→ What is required: Copy all the material below, exactly as it stands.

(Code that draws figures)

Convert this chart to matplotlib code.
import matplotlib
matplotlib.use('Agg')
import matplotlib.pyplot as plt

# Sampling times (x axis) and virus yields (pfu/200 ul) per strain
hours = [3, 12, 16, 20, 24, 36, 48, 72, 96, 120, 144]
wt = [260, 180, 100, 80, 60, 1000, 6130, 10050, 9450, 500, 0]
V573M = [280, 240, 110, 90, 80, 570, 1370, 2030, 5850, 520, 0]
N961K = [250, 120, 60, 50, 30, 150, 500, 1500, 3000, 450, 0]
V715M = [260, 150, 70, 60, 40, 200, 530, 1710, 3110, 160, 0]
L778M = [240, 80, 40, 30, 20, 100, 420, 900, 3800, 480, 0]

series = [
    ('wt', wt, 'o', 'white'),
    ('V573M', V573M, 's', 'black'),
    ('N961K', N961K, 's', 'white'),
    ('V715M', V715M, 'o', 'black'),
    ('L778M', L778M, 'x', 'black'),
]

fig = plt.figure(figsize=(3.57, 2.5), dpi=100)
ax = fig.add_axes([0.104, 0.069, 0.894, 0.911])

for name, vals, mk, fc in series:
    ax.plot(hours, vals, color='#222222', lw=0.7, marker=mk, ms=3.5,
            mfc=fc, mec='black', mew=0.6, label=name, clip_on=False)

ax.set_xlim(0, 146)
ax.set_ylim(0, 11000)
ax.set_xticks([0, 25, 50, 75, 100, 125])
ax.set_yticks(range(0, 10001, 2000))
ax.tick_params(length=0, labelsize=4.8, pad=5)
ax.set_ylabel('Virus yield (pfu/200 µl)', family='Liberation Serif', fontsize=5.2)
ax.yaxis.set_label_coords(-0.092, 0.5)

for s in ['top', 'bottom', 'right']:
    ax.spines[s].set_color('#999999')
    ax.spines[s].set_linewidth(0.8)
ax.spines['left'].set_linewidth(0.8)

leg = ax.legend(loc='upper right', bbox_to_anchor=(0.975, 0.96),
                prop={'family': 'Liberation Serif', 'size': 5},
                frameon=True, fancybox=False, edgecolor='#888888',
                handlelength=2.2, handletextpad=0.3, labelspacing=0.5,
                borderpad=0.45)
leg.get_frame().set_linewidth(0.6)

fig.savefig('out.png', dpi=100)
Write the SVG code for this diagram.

→ Result of this task:
Convert this chart to matplotlib code.
import matplotlib
matplotlib.use('Agg')
import matplotlib.pyplot as plt

# Sampling times (x axis) and virus yields (pfu/200 ul) per strain
hours = [3, 12, 16, 20, 24, 36, 48, 72, 96, 120, 144]
wt = [260, 180, 100, 80, 60, 1000, 6130, 10050, 9450, 500, 0]
V573M = [280, 240, 110, 90, 80, 570, 1370, 2030, 5850, 520, 0]
N961K = [250, 120, 60, 50, 30, 150, 500, 1500, 3000, 450, 0]
V715M = [260, 150, 70, 60, 40, 200, 530, 1710, 3110, 160, 0]
L778M = [240, 80, 40, 30, 20, 100, 420, 900, 3800, 480, 0]

series = [
    ('wt', wt, 'o', 'white'),
    ('V573M', V573M, 's', 'black'),
    ('N961K', N961K, 's', 'white'),
    ('V715M', V715M, 'o', 'black'),
    ('L778M', L778M, 'x', 'black'),
]

fig = plt.figure(figsize=(3.57, 2.5), dpi=100)
ax = fig.add_axes([0.104, 0.069, 0.894, 0.911])

for name, vals, mk, fc in series:
    ax.plot(hours, vals, color='#222222', lw=0.7, marker=mk, ms=3.5,
            mfc=fc, mec='black', mew=0.6, label=name, clip_on=False)

ax.set_xlim(0, 146)
ax.set_ylim(0, 11000)
ax.set_xticks([0, 25, 50, 75, 100, 125])
ax.set_yticks(range(0, 10001, 2000))
ax.tick_params(length=0, labelsize=4.8, pad=5)
ax.set_ylabel('Virus yield (pfu/200 µl)', family='Liberation Serif', fontsize=5.2)
ax.yaxis.set_label_coords(-0.092, 0.5)

for s in ['top', 'bottom', 'right']:
    ax.spines[s].set_color('#999999')
    ax.spines[s].set_linewidth(0.8)
ax.spines['left'].set_linewidth(0.8)

leg = ax.legend(loc='upper right', bbox_to_anchor=(0.975, 0.96),
                prop={'family': 'Liberation Serif', 'size': 5},
                frameon=True, fancybox=False, edgecolor='#888888',
                handlelength=2.2, handletextpad=0.3, labelspacing=0.5,
                borderpad=0.45)
leg.get_frame().set_linewidth(0.6)

fig.savefig('out.png', dpi=100)
Write the SVG code for this diagram.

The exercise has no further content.